**INFORMATION GIVEN**
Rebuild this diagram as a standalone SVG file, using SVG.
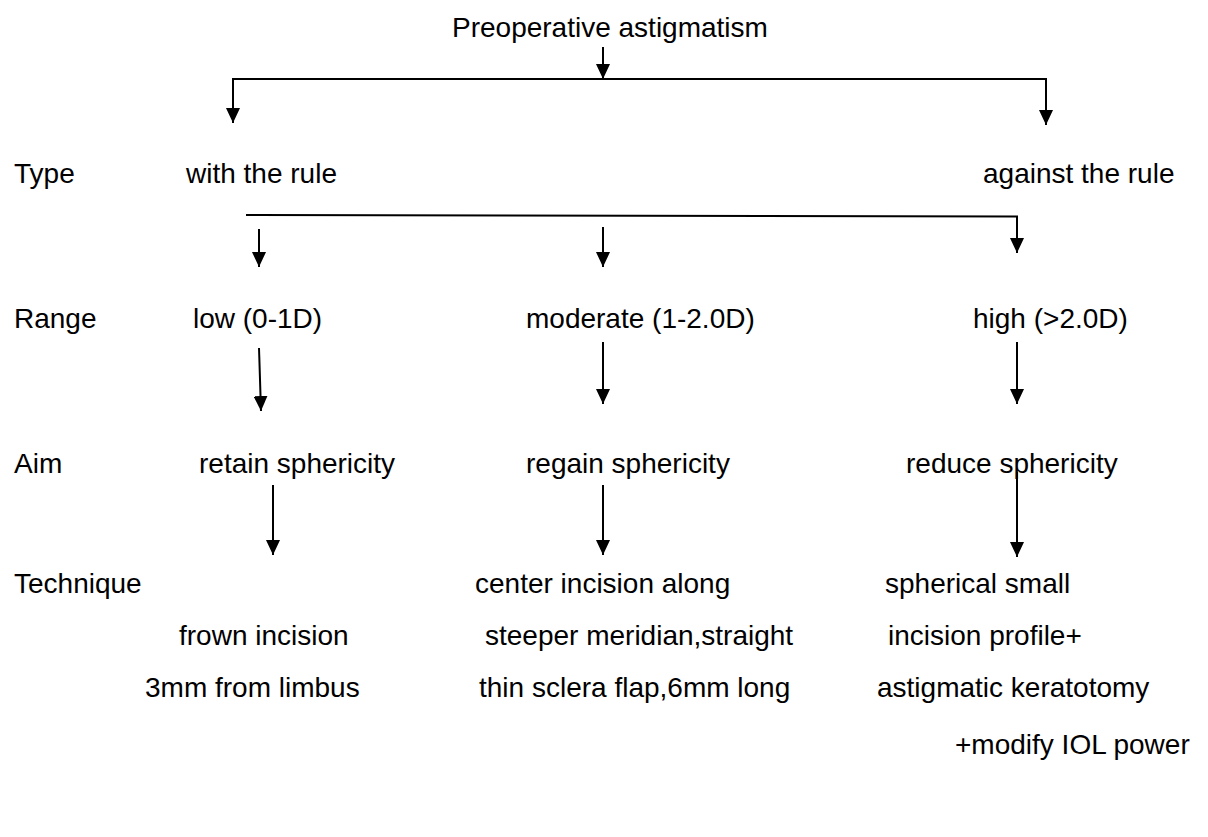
<svg xmlns="http://www.w3.org/2000/svg" width="1208" height="837" viewBox="0 0 1208 837">
<defs>
<style>
text{font-family:"Liberation Sans",Arial,sans-serif;font-size:28px;fill:#000}
.c line,.c path{stroke:#000;stroke-width:2;fill:none}
</style>
<marker id="ah" markerUnits="userSpaceOnUse" markerWidth="15" markerHeight="14" refX="15" refY="7" orient="auto">
<path d="M0,0 L15,7 L0,14 z" fill="#000"/>
</marker>
</defs>
<rect width="1208" height="837" fill="#fff"/>
<g id="title"><text x="452" y="37">Preoperative astigmatism</text></g>
<g id="type-label"><text x="14" y="183">Type</text></g>
<g id="with-rule"><text x="186" y="183">with the rule</text></g>
<g id="against-rule"><text x="983" y="183">against the rule</text></g>
<g id="range-label"><text x="14" y="328">Range</text></g>
<g id="low"><text x="193" y="328">low (0-1D)</text></g>
<g id="moderate"><text x="526" y="328">moderate (1-2.0D)</text></g>
<g id="high"><text x="973" y="328">high (&gt;2.0D)</text></g>
<g id="aim-label"><text x="14" y="473">Aim</text></g>
<g id="retain"><text x="199" y="473">retain sphericity</text></g>
<g id="regain"><text x="526" y="473">regain sphericity</text></g>
<g id="reduce"><text x="906" y="473">reduce sphericity</text></g>
<g id="technique-label"><text x="14" y="593">Technique</text></g>
<g id="tech-low"><text x="179" y="645">frown incision</text><text x="145" y="697">3mm from limbus</text></g>
<g id="tech-moderate"><text x="475" y="593">center incision along</text><text x="485" y="645">steeper meridian,straight</text><text x="479" y="697">thin sclera flap,6mm long</text></g>
<g id="tech-high"><text x="885" y="593">spherical small</text><text x="888" y="645">incision profile+</text><text x="877" y="697">astigmatic keratotomy</text><text x="955" y="754">+modify IOL power</text></g>
<g id="connectors" class="c">
<line x1="603" y1="47" x2="603" y2="79" marker-end="url(#ah)"/>
<line x1="232" y1="79" x2="1047" y2="79"/>
<line x1="233" y1="79" x2="233" y2="123" marker-end="url(#ah)"/>
<line x1="1046" y1="79" x2="1046" y2="125" marker-end="url(#ah)"/>
<path d="M246,215 L1017,216.5 L1017,253" marker-end="url(#ah)"/>
<line x1="259" y1="229" x2="259" y2="267" marker-end="url(#ah)"/>
<line x1="603" y1="227" x2="603" y2="267" marker-end="url(#ah)"/>
<line x1="259" y1="348" x2="261" y2="411" marker-end="url(#ah)"/>
<line x1="603" y1="342" x2="603" y2="404" marker-end="url(#ah)"/>
<line x1="1017" y1="342" x2="1017" y2="404" marker-end="url(#ah)"/>
<line x1="273" y1="485" x2="273" y2="555" marker-end="url(#ah)"/>
<line x1="603" y1="485" x2="603" y2="555" marker-end="url(#ah)"/>
<line x1="1017" y1="472" x2="1017" y2="557" marker-end="url(#ah)"/>
</g>
</svg>
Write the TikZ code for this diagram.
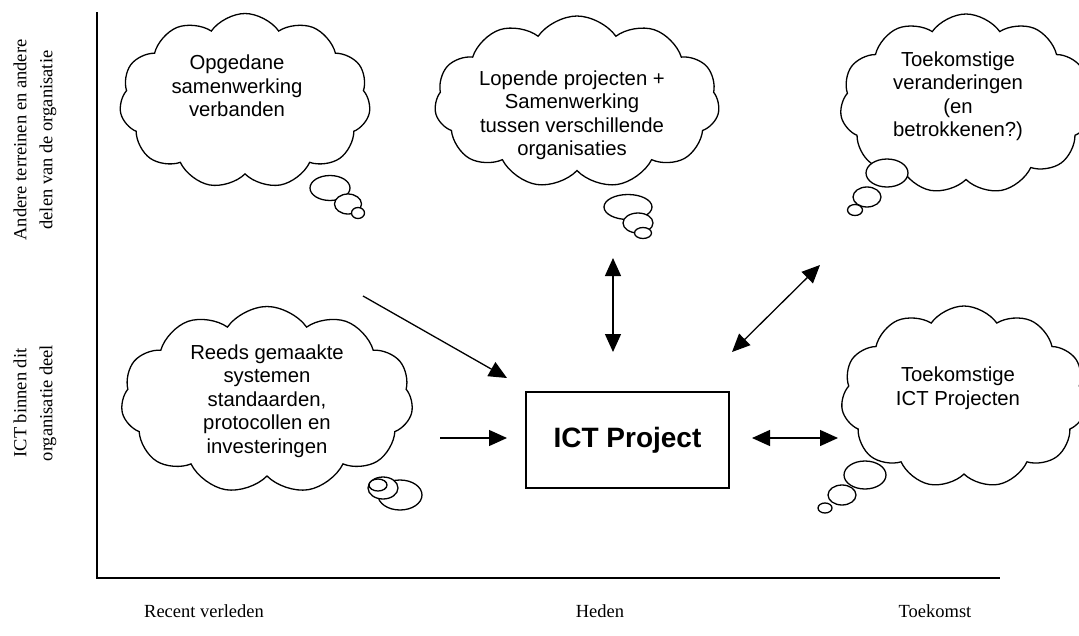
\documentclass[tikz,border=0pt]{standalone}
\usepackage{fontspec}
\setmainfont{Liberation Serif}
\setsansfont{Liberation Sans}
\usetikzlibrary{shapes.symbols,arrows.meta}
\tikzset{
  wolk/.style={cloud, draw, line width=1.3pt, cloud puffs=11, cloud puff arc=110, fill=white, inner sep=0pt},
  wolktekst/.style={font=\sffamily\fontsize{20.3}{23.5}\selectfont, align=center},
  bel/.style={draw, line width=1.3pt, fill=white},
  pijl/.style={line width=1.3pt, -{Triangle[length=18pt,width=16pt]}},
  dubbel/.style={line width=1.3pt, {Triangle[length=18pt,width=16pt]}-{Triangle[length=18pt,width=16pt]}},
  aslabel/.style={font=\fontsize{18.5}{26}\selectfont, align=center},
}
\begin{document}
\begin{tikzpicture}[x=1pt,y=-1pt]
    \useasboundingbox (0,0) rectangle (1079,635);
    \clip (0,0) rectangle (1079,635);
    \node[wolk, minimum width=251pt, minimum height=175pt, aspect=1.44] (w1) at (245,101) {};
    \node[wolk, minimum width=285pt, minimum height=172pt, aspect=1.66] (w2) at (577,102) {};
    \node[wolk, minimum width=252pt, minimum height=180pt, aspect=1.40] (w3) at (966,104) {};
    \node[wolk, minimum width=292pt, minimum height=187pt, aspect=1.57] (w4) at (267,400) {};
    \node[wolk, minimum width=246pt, minimum height=182pt, aspect=1.36] (w5) at (964,397) {};
    \node[wolktekst] (t1) at (237,86) {Opgedane\\samenwerking\\verbanden};
    \node[wolktekst] (t2) at (572,115) {Lopende projecten +\\Samenwerking\\tussen verschillende\\organisaties};
    \node[wolktekst] (t3) at (958,96) {Toekomstige\\veranderingen\\(en\\betrokkenen?)};
    \node[wolktekst] (t4) at (267,401) {Reeds gemaakte\\systemen\\standaarden,\\protocollen en\\investeringen};
    \node[wolktekst] (t5) at (958,388) {Toekomstige\\ICT Projecten};
    \draw[bel] (330,188) ellipse [x radius=20, y radius=12.5];
    \draw[bel] (348,204) ellipse [x radius=13.5, y radius=10];
    \draw[bel] (358,213) ellipse [x radius=6.5, y radius=5.5];
    \draw[bel] (628,207) ellipse [x radius=24, y radius=12.5];
    \draw[bel] (638,223) ellipse [x radius=15, y radius=10];
    \draw[bel] (643,233) ellipse [x radius=8.5, y radius=5.5];
    \draw[bel] (887,173) ellipse [x radius=21, y radius=14];
    \draw[bel] (867,197) ellipse [x radius=14, y radius=10];
    \draw[bel] (855,210) ellipse [x radius=7.5, y radius=5.5];
    \draw[bel] (400,495) ellipse [x radius=22, y radius=15];
    \draw[bel] (383,488) ellipse [x radius=15, y radius=11];
    \draw[bel] (378,485) ellipse [x radius=9, y radius=6];
    \draw[bel] (865,475) ellipse [x radius=21, y radius=14];
    \draw[bel] (842,495) ellipse [x radius=14, y radius=10];
    \draw[bel] (825,508) ellipse [x radius=7, y radius=5];
    \node[draw, line width=1.3pt, minimum width=203pt, minimum height=96pt, font=\sffamily\bfseries\fontsize{28}{32}\selectfont] (ict) at (627.5,440) {ICT Project};
    \coordinate (van1) at (363,296);
    \coordinate (naar1) at (507,378);
    \coordinate (van2) at (613,258);
    \coordinate (naar2) at (613,352);
    \coordinate (van3) at (820,265);
    \coordinate (naar3) at (732,352);
    \coordinate (van4) at (440,438);
    \coordinate (naar4) at (507,438);
    \coordinate (van5) at (752,438);
    \coordinate (naar5) at (838,438);
    \draw[pijl] (van1) -- (naar1);
    \draw[dubbel] (van2) -- (naar2);
    \draw[dubbel] (van3) -- (naar3);
    \draw[pijl] (van4) -- (naar4);
    \draw[dubbel] (van5) -- (naar5);
    \coordinate (top) at (97,12);
    \coordinate (oorsprong) at (97,578);
    \coordinate (eind) at (1000,578);
    \draw[line width=1.4pt] (top) -- (oorsprong) -- (eind);
    \node[aslabel, rotate=90] (boven) at (35,140) {Andere terreinen en andere\\delen van de organisatie};
    \node[aslabel, rotate=90] (onder) at (35,403) {ICT binnen dit\\organisatie deel};
    \node[aslabel] (verleden) at (204,611) {Recent verleden};
    \node[aslabel] (heden) at (600,611) {Heden};
    \node[aslabel] (toekomst) at (935,611) {Toekomst};
\end{tikzpicture}
\end{document}
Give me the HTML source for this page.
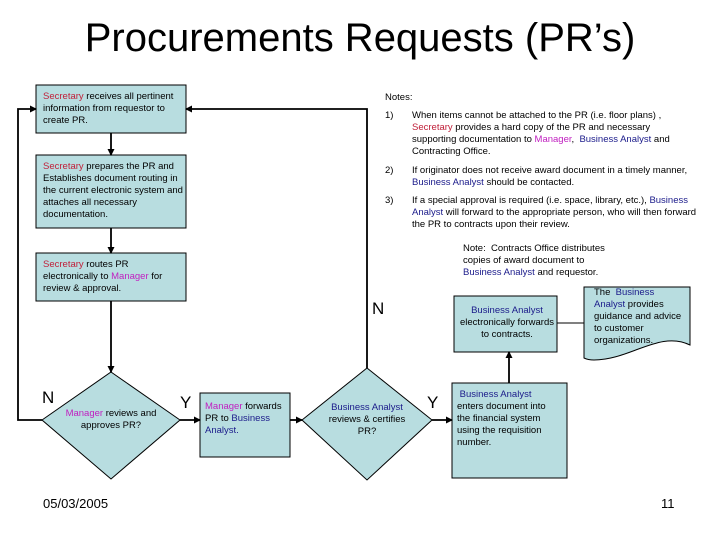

**TASK BRIEF**
Extract each line holding the string "this".

**TASK OUTPUT**
Rebuild this diagram as a standalone SVG file, using SVG.
Write the TikZ code for this diagram.
Give me the HTML source for this page.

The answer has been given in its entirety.